[antlr-interest] MismatchedTokenException in sample grammar

Sun Oct 5 03:09:47 PDT 2008

At 22:22 5/10/2008, cyrilg31 at free.fr wrote:
 >SLASH : '/';
 >
 >CHAR : ('a'..'z'|'A'..'Z'|'.'|'-');
 >
 >SEPARATOR_WR : SLASH 'WR';
 >SEPARATOR_BR : SLASH 'BR';
 >SEPARATOR_YH : SLASH 'YH';
[...]
 >When I try with this message: /WRblabla/BRRFT/WNmj/YHkijg , I 
have
 >a " problem matching token at 1:18 
MismatchedTokenException(78!=82)"
 >and I don't recover all the information

The problem is the way that ambiguous tokens like these are 
resolved.  Given the rules defined above, ANTLR sees a leading '/' 
and says "ok, if the next character is a W then it's a 
SEPARATOR_WR, if it's a B then it's a SEPARATOR_BR, if it's a Y 
then it's a SEPARATOR_YH, if it's anything else then it's just a 
SLASH".  It's not until it gets "inside" the SEPARATOR_WR rule 
that it looks at the character following that, discovers that it's 
not an R, and throws an error.

(Essentially, ANTLR always statically chooses the least amount of 
lookahead it can get away with to disambiguate between each 
possible single token; it doesn't consider sequences of tokens or 
possible mismatches "later on" within the token.)

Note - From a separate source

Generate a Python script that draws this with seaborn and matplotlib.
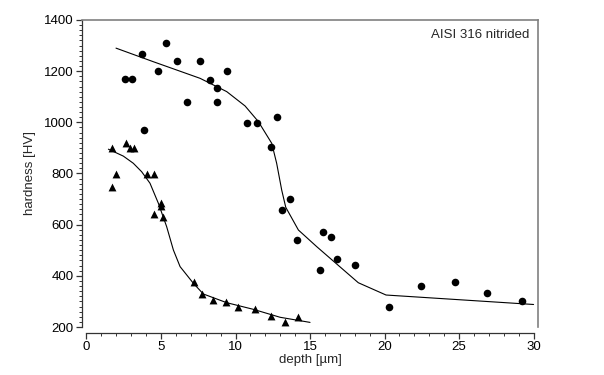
import numpy as np
import pandas as pd
import matplotlib
matplotlib.use("Agg")
import matplotlib.pyplot as plt
from matplotlib.ticker import MultipleLocator
import seaborn as sns

# Datos
circ_depth = [3.75, 5.36, 2.58, 3.07, 4.78, 6.07, 7.62, 6.77, 8.27, 8.76, 8.74, 9.41,
              3.86, 10.77, 11.44, 12.79, 12.36, 13.66, 13.12, 14.13, 15.89, 16.41,
              15.65, 16.84, 18.02, 20.28, 22.45, 24.73, 26.9, 29.23]
circ_hv = [1268, 1310, 1170, 1170, 1200, 1238, 1238, 1078, 1164, 1136, 1078, 1200,
           970, 996, 996, 1020, 902, 700, 657, 540, 571, 551,
           422, 467, 444, 279, 360, 377, 334, 303]

tri_depth = [1.73, 2.0, 1.73, 2.67, 2.9, 3.19, 4.06, 4.55, 4.51, 4.98, 5.0, 5.13,
             7.19, 7.75, 8.49, 9.34, 10.17, 11.33, 12.38, 13.34, 14.2]
tri_hv = [899, 798, 746, 920, 901, 901, 798, 798, 643, 685, 673, 629,
          375, 328, 304, 299, 279, 270, 244, 221, 239]

circ_fit_depth = [1.98, 4.48, 7.62, 9.41, 10.64, 11.53, 12.43, 12.76, 13.1, 13.37,
                  14.22, 15.45, 16.34, 18.24, 20.1, 30.0]
circ_fit_hv = [1290, 1237, 1172, 1120, 1064, 1003, 918, 840, 735, 668,
               579, 514, 469, 373, 325, 288]

tri_fit_depth = [1.47, 2.47, 3.14, 3.7, 4.26, 4.82, 5.38, 5.83, 6.28, 7.17, 7.84,
                 9.41, 11.2, 12.99, 15.0]
tri_fit_hv = [895, 868, 840, 807, 762, 684, 592, 501, 436, 371, 329,
              295, 269, 238, 218]

sns.set_theme(style="ticks")
plt.rcParams['font.family'] = ['Liberation Sans', 'DejaVu Sans']

fig = plt.figure(figsize=(6.04, 3.75), dpi=100)
ax = fig.add_axes([0.1358, 0.128, 0.755, 0.8187])

df_c = pd.DataFrame({'depth': circ_depth, 'hv': circ_hv})
df_t = pd.DataFrame({'depth': tri_depth, 'hv': tri_hv})
df_cf = pd.DataFrame({'depth': circ_fit_depth, 'hv': circ_fit_hv})
df_tf = pd.DataFrame({'depth': tri_fit_depth, 'hv': tri_fit_hv})

sns.lineplot(data=df_cf, x='depth', y='hv', sort=False, color='black', lw=0.8, ax=ax)
sns.lineplot(data=df_tf, x='depth', y='hv', sort=False, color='black', lw=0.8, ax=ax)
sns.scatterplot(data=df_c, x='depth', y='hv', marker='o', s=30, color='black',
                edgecolor='black', linewidth=0, ax=ax)
sns.scatterplot(data=df_t, x='depth', y='hv', marker='^', s=32, color='black',
                edgecolor='black', linewidth=0, ax=ax)

ax.set_xlim(-0.3, 30.3)
ax.set_ylim(200, 1400)
ax.set_xticks([0, 5, 10, 15, 20, 25, 30])
ax.set_yticks([200, 400, 600, 800, 1000, 1200, 1400])
ax.xaxis.set_minor_locator(MultipleLocator(1))
ax.yaxis.set_minor_locator(MultipleLocator(20))

ax.spines['bottom'].set_position(('outward', 4))
ax.spines['bottom'].set_bounds(0, 30)
for s in ['top', 'right']:
    ax.spines[s].set_color('#808080')
    ax.spines[s].set_linewidth(1.2)
for s in ['left', 'bottom']:
    ax.spines[s].set_color('#333333')
    ax.spines[s].set_linewidth(0.9)

ax.tick_params(axis='both', which='major', length=4, width=0.9, color='#333333',
               labelsize=9.5, pad=2, labelcolor='black')
ax.tick_params(axis='both', which='minor', length=2, width=0.7, color='#333333')

ax.set_xlabel('depth [µm]', fontsize=9.5, labelpad=1)
ax.set_ylabel('hardness [HV]', fontsize=9.5, labelpad=6)

ax.text(0.98, 0.95, 'AISI 316 nitrided', transform=ax.transAxes, ha='right',
        va='center', fontsize=9.5)

fig.savefig('out.png', dpi=100)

You can resolve this sort of problem by merging the rules together 
and using predicates to force ANTLR to look ahead further (and it 
also helps to extract common prefixes):

fragment SEPARATOR_WR: 'WR';
fragment SEPARATOR_BR: 'BR';
fragment SEPARATOR_YH: 'YH';

SLASH
   : '/'
     ( (SEPARATOR_WR) => SEPARATOR_WR { $type = SEPARATOR_WR; }
     | (SEPARATOR_BR) => SEPARATOR_BR { $type = SEPARATOR_BR; }
     | (SEPARATOR_YH) => SEPARATOR_YH { $type = SEPARATOR_YH; }
     )?
   ;